By Hulu’s own count, I have used it to watch nearly 1,100 videos of various shapes and sizes in the last four and a half years. I’m pretty sure each and every one of them came with at least one Geico commercial. Which means that in this age of unavoidably intrusive and sophisticated audience targeting (including an “Is this ad relevant to you?” option whose “No” button gets a lot of love from me), Hulu is still somehow unaware that I don’t even own a car. This is not only a missed opportunity for Hulu’s advertisers hawking goods that actually interest me (if there are any), but it’s a stark portrait of the not-so-fine line between brand awareness and overexposure.
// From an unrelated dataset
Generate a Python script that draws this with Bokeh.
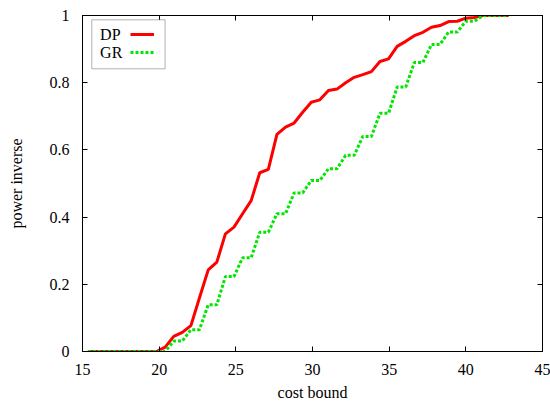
from bokeh.plotting import figure
from bokeh.models import (LinearAxis, Legend, LegendItem, Label, BoxAnnotation,
                          FixedTicker, CustomJSTickFormatter, Range1d)
from bokeh.core.properties import value
from bokeh.embed import file_html
from bokeh.resources import INLINE

cost_bound = [15.35, 15.91, 16.47, 17.03, 17.59, 18.15, 18.71, 19.27, 19.83, 20.39,
              20.95, 21.51, 22.07, 22.63, 23.20, 23.76, 24.32, 24.88, 25.44, 26.00,
              26.56, 27.12, 27.68, 28.24, 28.80, 29.36, 29.92, 30.48, 31.04, 31.60,
              32.16, 32.72, 33.28, 33.84, 34.40, 34.96, 35.52, 36.08, 36.64, 37.20,
              37.76, 38.32, 38.88, 39.44, 40.00, 40.56, 41.12, 41.68, 42.24, 42.80]
dp = [0, 0, 0, 0, 0, 0, 0, 0, 0, 0.013,
      0.045, 0.057, 0.077, 0.16, 0.243, 0.266, 0.350, 0.370, 0.41, 0.449,
      0.532, 0.542, 0.646, 0.668, 0.68, 0.712, 0.742, 0.749, 0.777, 0.781,
      0.80, 0.816, 0.824, 0.833, 0.863, 0.871, 0.908, 0.923, 0.940, 0.950,
      0.965, 0.970, 0.982, 0.983, 0.992, 0.994, 1.0, 1.0, 1.0, 1.0]
gr = [0, 0, 0, 0, 0, 0, 0, 0, 0, 0,
      0.031, 0.031, 0.065, 0.065, 0.139, 0.139, 0.223, 0.223, 0.279, 0.279,
      0.355, 0.355, 0.41, 0.41, 0.472, 0.472, 0.509, 0.509, 0.544, 0.544,
      0.584, 0.584, 0.64, 0.64, 0.709, 0.709, 0.787, 0.787, 0.860, 0.860,
      0.914, 0.914, 0.951, 0.951, 0.983, 0.983, 1.0, 1.0, 1.0, 1.0]
series_names = ["DP", "GR"]
x_ticks = [15, 20, 25, 30, 35, 40, 45]
y_ticks = [0, 0.2, 0.4, 0.6, 0.8, 1]
y_tick_labels = ["0", "0.2", "0.4", "0.6", "0.8", "1"]

FONT = "Liberation Serif"
FS = "16px"

p = figure(frame_width=460, frame_height=336, output_backend="svg",
           toolbar_location=None, x_range=Range1d(15, 45), y_range=Range1d(0, 1),
           min_border_left=82, min_border_right=8, min_border_top=15, min_border_bottom=48)
p.title.visible = False
p.background_fill_color = "white"
p.border_fill_color = "white"
p.outline_line_color = "black"
p.outline_line_width = 1
p.grid.visible = False

r_dp = p.line(cost_bound, dp, line_color="#ff0000", line_width=3)
r_gr = p.line(cost_bound, gr, line_color="#00e600", line_width=3, line_dash="3 2")

def style_axis(ax, labels=True):
    ax.axis_line_color = "black"
    ax.major_tick_line_color = "black"
    ax.major_tick_in = 5
    ax.major_tick_out = 0
    ax.minor_tick_line_color = None
    ax.major_label_text_font = FONT
    ax.major_label_text_font_size = FS
    ax.major_label_text_color = "black"
    ax.axis_label_text_font = FONT
    ax.axis_label_text_font_size = FS
    ax.axis_label_text_font_style = "normal"
    ax.axis_label_text_color = "black"
    if not labels:
        ax.formatter = CustomJSTickFormatter(code="return ''")
        ax.major_label_standoff = 0
        ax.major_label_text_font_size = "1px"

xa = p.xaxis[0]
xa.ticker = FixedTicker(ticks=x_ticks)
xa.axis_label = "cost bound"
style_axis(xa)
xa.major_label_standoff = 12
xa.axis_label_standoff = 6

ya = p.yaxis[0]
ya.ticker = FixedTicker(ticks=y_ticks)
ya.major_label_overrides = {t: s for t, s in zip(y_ticks, y_tick_labels)}
ya.axis_label = "power inverse"
style_axis(ya)
ya.major_label_standoff = 13
ya.axis_label_standoff = 22

top = LinearAxis(ticker=FixedTicker(ticks=x_ticks))
style_axis(top, labels=False)
p.add_layout(top, "above")
right = LinearAxis(ticker=FixedTicker(ticks=y_ticks))
style_axis(right, labels=False)
p.add_layout(right, "right")

# legend box (gnuplot style: text left, sample right)
box = BoxAnnotation(left=9.3, right=82.6, top=331.7, bottom=282.7,
                    left_units="screen", right_units="screen",
                    top_units="screen", bottom_units="screen",
                    fill_color="white", fill_alpha=1.0,
                    line_color="black", line_width=1)
p.add_layout(box)

legend = Legend(items=[LegendItem(label=value(""), renderers=[r_dp]),
                       LegendItem(label=value(""), renderers=[r_gr])],
                location=(48.3, 289.7), glyph_width=24, glyph_height=18,
                label_height=18, label_width=0, label_standoff=0,
                padding=0, spacing=0, margin=0,
                border_line_color=None, background_fill_alpha=0,
                label_text_font_size="1px")
p.add_layout(legend)

for name, yy in zip(series_names, [316.7, 298.7]):
    p.add_layout(Label(x=17.6, y=yy, x_units="screen", y_units="screen",
                       text=name, text_font=FONT, text_font_size=FS,
                       text_baseline="middle", text_align="left",
                       text_color="black"))

open("out.html", "w").write(file_html(p, INLINE))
If I am one day in the market for car insurance again, I promise you Geico won’t get one thin dime from me, even if the value of its service is exponentially greater than all of its competitors combined. Thanks to the deadly combination of its advertising’s timbre and saturation, my contempt for Geico is unspeakable. And yet, Geico is in no apparent danger of going bankrupt, and I imagine most advertisers crave the kind of exposure it gets from Hulu.
Nowadays, most of our media universe exists online, and most of that universe runs on advertising. It is a testament to the level of compelling content being created that we’re willing to endure being bombarded by these kinds of sales pitches just to access that content. It is also an indictment of a consumer culture eager to offer up mindshare as currency to whomever stands between us and our media. Must the future of our digital economy really be this obnoxious?